* Available data:
┄┄┄┄┄┄

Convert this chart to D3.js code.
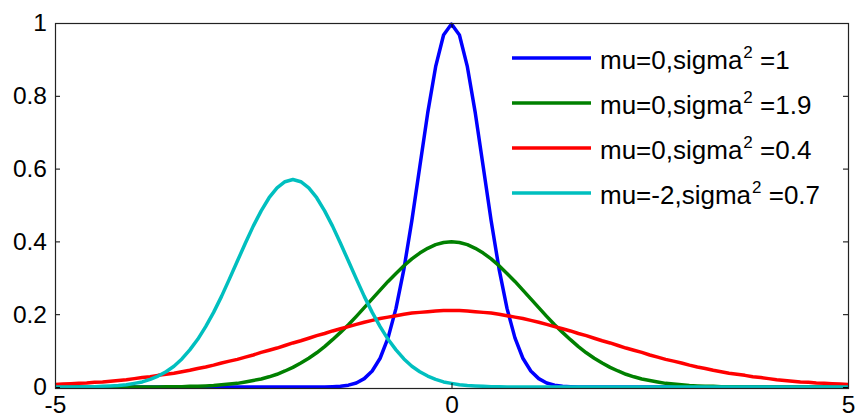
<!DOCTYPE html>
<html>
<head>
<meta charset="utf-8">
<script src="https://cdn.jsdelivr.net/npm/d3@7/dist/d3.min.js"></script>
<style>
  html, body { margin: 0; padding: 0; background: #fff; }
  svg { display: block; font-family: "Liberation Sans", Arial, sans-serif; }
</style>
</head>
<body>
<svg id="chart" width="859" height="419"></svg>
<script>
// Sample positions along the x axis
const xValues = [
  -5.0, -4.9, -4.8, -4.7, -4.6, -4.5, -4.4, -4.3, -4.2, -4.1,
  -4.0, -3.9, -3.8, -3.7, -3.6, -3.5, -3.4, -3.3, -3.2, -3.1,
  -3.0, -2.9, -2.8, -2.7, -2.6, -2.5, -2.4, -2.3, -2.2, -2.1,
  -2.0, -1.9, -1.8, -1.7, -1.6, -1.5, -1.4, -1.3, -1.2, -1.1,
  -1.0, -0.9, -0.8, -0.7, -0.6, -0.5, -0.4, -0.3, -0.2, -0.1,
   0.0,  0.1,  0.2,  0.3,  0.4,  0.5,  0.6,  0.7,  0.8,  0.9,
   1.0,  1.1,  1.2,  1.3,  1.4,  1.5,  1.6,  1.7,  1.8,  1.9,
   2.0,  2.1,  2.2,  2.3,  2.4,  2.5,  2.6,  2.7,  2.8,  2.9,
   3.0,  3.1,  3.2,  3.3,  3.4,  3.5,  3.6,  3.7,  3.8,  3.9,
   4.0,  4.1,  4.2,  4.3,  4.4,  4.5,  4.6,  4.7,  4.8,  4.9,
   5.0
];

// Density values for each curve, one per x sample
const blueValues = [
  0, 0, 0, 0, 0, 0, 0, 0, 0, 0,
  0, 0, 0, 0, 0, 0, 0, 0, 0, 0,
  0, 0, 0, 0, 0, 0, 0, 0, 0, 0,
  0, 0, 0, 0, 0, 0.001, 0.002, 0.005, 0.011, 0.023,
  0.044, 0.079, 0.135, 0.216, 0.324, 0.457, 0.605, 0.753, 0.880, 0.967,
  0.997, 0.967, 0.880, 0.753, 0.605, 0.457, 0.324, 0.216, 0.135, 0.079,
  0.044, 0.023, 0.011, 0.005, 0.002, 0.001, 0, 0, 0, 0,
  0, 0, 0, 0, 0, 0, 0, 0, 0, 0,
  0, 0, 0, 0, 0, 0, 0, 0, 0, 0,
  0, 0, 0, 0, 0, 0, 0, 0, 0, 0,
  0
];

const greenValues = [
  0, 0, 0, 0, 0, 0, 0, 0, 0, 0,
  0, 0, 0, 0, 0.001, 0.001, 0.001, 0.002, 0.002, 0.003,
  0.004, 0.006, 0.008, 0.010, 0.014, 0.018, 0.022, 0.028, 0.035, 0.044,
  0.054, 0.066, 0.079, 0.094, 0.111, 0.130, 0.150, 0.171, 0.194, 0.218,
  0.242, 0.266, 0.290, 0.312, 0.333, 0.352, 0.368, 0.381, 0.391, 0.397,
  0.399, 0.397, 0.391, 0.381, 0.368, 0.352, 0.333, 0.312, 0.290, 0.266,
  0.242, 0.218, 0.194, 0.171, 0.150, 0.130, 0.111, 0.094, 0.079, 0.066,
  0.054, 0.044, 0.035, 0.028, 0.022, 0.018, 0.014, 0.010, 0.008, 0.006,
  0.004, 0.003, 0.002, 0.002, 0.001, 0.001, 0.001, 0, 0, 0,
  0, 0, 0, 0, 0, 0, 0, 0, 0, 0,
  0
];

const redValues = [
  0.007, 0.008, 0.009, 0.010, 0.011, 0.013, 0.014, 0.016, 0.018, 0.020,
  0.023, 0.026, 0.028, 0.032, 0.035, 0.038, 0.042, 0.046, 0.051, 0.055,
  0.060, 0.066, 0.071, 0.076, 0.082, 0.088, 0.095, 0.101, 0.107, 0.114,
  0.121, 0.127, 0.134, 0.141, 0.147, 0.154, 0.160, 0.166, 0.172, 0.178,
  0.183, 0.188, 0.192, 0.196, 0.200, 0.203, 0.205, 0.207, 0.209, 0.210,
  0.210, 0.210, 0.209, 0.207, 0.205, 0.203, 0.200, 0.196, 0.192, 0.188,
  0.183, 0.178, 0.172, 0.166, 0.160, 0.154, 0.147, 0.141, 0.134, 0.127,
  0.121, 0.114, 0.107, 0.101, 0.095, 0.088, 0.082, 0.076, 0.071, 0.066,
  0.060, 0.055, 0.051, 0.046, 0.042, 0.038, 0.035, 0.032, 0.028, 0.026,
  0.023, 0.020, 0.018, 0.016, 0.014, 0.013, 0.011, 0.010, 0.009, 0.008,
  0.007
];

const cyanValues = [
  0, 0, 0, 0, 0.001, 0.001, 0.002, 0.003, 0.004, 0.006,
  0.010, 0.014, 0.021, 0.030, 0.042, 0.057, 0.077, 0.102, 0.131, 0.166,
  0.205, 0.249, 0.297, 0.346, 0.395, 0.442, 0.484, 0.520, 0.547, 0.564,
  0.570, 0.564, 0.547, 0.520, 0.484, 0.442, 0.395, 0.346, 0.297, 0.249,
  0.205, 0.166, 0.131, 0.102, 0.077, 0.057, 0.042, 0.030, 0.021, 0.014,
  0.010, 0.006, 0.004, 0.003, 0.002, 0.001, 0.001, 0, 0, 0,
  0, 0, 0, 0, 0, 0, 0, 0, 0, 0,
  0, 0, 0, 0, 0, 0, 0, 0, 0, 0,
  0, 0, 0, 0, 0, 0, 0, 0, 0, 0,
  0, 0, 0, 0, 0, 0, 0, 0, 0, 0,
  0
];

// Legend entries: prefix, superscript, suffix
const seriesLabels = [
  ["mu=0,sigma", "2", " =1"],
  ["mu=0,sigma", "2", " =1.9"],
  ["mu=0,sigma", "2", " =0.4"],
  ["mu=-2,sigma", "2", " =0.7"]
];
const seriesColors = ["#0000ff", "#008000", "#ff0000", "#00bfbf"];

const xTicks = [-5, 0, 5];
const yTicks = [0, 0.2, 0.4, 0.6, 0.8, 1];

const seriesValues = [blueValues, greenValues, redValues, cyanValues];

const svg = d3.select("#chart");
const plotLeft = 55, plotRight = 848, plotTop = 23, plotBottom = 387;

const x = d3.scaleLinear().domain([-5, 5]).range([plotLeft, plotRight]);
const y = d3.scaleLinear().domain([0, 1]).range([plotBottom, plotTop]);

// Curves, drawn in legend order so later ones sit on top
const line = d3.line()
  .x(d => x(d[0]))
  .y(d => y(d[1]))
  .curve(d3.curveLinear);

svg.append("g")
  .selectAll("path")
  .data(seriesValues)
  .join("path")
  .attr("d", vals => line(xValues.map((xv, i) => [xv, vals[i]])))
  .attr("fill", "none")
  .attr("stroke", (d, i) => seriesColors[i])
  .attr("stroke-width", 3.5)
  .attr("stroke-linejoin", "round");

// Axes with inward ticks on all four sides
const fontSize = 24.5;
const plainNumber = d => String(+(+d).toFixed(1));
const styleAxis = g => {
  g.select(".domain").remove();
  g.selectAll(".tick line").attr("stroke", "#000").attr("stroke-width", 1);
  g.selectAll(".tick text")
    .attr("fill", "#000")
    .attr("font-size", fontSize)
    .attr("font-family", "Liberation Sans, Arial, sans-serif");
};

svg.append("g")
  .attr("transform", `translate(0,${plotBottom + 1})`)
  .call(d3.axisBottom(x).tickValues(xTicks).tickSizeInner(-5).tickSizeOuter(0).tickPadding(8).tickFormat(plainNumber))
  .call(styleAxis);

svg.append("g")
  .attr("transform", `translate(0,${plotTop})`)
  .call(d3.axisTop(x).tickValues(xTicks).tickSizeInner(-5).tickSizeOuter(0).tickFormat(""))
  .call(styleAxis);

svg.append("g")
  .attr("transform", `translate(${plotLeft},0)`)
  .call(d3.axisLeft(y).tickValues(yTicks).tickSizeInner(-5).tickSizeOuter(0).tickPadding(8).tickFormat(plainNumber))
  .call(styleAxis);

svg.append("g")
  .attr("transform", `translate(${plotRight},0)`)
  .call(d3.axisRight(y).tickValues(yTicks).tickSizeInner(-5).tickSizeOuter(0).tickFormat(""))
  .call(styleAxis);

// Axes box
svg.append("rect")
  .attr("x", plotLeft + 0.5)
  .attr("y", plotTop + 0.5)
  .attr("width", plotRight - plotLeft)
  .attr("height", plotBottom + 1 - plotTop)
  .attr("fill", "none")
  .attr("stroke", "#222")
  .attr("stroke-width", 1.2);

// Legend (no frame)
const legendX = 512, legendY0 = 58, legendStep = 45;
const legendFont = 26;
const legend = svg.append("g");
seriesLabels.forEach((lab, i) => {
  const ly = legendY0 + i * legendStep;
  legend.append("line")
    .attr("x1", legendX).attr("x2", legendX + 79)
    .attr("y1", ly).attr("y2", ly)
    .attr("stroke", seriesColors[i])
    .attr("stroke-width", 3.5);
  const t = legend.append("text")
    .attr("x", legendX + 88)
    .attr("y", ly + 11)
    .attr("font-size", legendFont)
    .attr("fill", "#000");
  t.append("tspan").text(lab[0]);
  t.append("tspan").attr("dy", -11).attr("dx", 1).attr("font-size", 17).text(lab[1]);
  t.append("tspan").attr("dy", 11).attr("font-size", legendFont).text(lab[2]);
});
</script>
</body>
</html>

┄┄┄┄┄┄

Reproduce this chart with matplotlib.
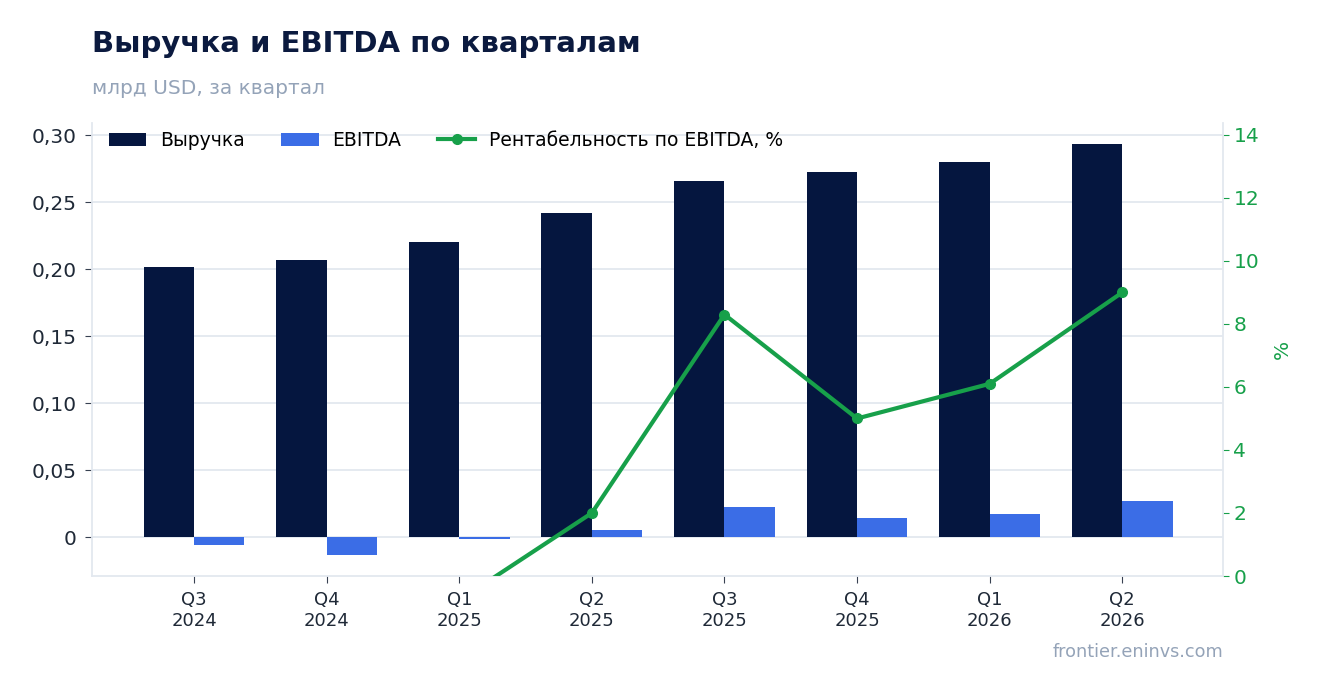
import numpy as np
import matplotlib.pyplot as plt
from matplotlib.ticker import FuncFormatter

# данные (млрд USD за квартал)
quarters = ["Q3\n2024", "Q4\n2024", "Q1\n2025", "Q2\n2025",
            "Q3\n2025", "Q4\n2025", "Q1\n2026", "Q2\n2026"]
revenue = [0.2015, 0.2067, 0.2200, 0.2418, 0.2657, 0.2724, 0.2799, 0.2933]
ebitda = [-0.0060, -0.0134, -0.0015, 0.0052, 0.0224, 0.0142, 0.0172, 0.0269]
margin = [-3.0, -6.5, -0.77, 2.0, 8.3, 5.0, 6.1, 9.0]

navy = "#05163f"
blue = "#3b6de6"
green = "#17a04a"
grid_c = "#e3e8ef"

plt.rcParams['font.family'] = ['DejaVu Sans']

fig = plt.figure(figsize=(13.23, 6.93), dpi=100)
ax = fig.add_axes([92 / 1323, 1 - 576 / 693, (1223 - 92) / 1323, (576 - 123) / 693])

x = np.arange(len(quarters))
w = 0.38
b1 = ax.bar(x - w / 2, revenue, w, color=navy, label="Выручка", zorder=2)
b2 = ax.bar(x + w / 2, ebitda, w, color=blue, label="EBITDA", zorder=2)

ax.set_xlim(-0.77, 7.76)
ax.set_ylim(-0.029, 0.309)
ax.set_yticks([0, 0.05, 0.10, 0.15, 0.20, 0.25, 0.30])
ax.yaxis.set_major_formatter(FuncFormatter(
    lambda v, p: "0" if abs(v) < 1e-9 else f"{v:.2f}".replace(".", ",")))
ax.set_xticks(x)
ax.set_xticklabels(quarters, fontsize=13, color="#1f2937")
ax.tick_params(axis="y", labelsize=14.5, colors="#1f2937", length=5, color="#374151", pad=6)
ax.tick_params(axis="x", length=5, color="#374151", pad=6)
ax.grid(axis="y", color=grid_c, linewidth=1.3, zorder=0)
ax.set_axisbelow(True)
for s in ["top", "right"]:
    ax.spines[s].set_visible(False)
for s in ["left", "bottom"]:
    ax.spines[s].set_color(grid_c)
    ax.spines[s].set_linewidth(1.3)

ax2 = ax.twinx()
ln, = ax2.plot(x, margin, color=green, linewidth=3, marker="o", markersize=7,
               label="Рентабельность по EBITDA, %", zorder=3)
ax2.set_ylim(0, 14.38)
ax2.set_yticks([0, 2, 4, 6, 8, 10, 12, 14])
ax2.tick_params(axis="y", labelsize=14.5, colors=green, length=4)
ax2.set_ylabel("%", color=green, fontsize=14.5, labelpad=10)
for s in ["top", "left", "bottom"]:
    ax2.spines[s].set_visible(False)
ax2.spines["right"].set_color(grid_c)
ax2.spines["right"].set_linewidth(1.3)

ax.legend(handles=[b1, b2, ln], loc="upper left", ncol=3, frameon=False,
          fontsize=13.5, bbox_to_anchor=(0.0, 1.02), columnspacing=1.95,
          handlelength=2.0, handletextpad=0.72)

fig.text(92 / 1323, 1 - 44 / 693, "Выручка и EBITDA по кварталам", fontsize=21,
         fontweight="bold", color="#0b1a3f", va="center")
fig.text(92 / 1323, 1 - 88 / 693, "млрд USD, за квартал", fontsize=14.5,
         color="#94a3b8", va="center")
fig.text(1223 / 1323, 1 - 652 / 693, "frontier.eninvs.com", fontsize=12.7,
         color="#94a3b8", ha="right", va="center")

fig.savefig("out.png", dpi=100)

┄┄┄┄┄┄

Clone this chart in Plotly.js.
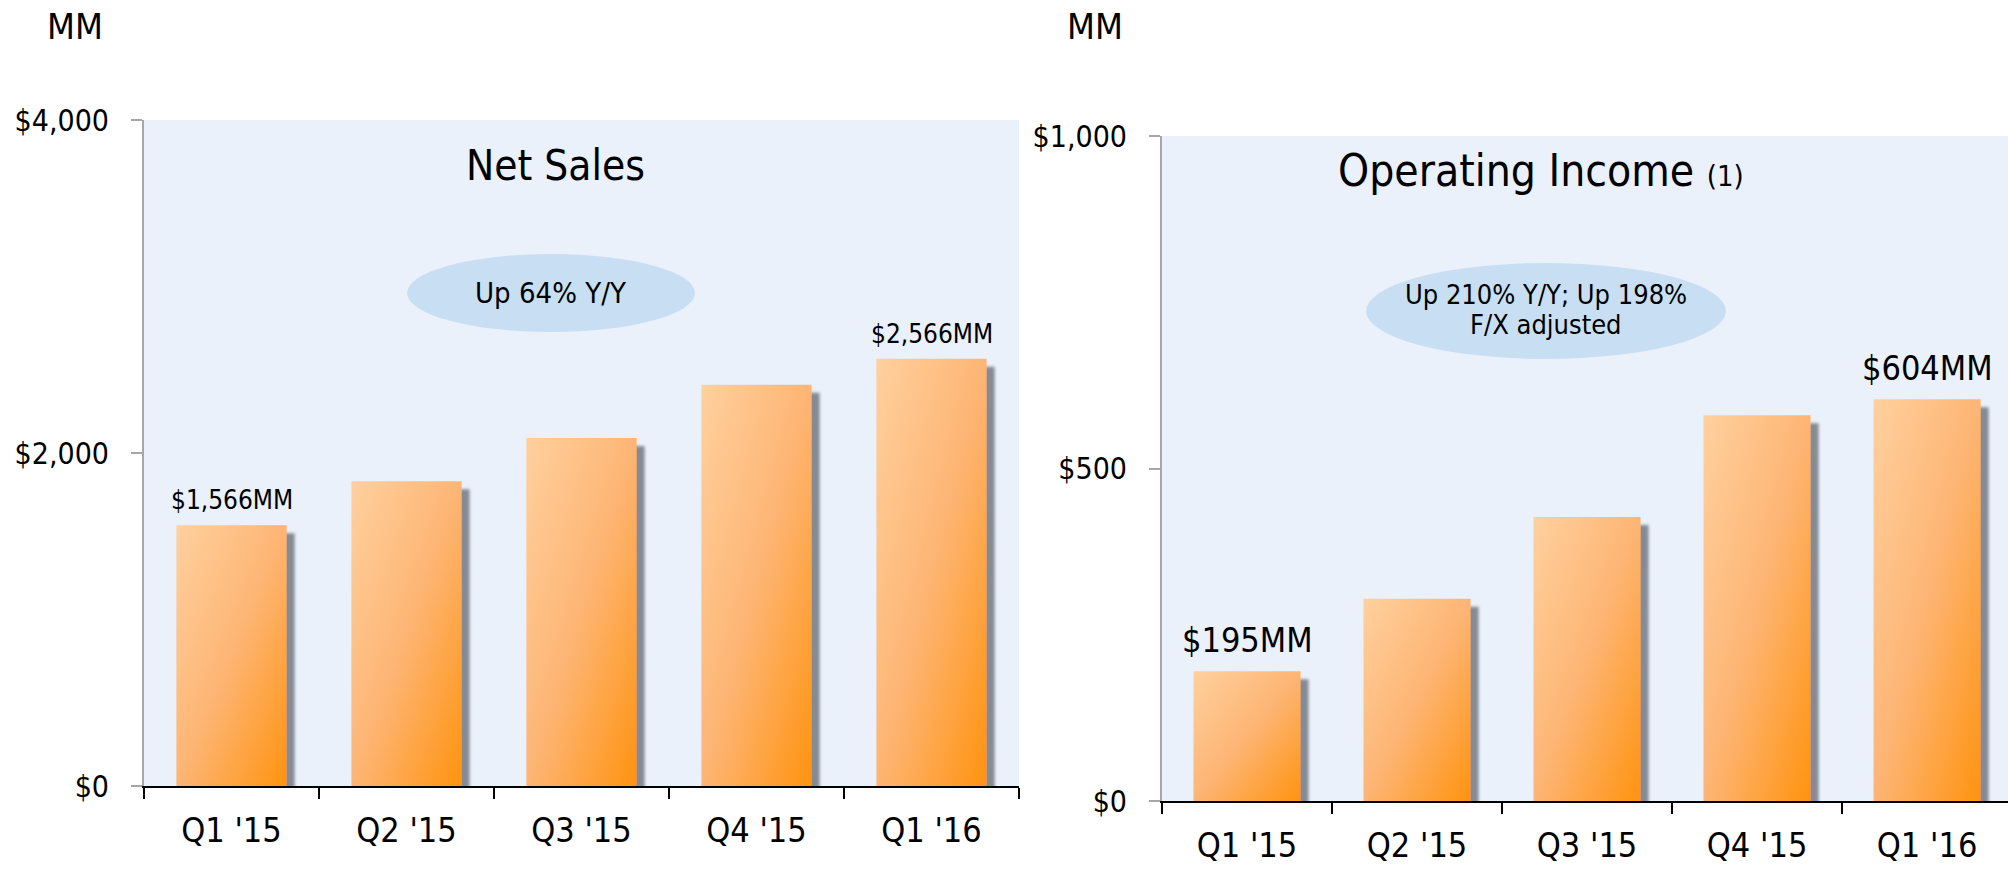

┄┄┄┄┄┄

* What you should do:
Show, from the material above, each line that includes the string "matplotlib".

* Task result:
Reproduce this chart with matplotlib.
import matplotlib.pyplot as plt
from matplotlib.ticker import FuncFormatter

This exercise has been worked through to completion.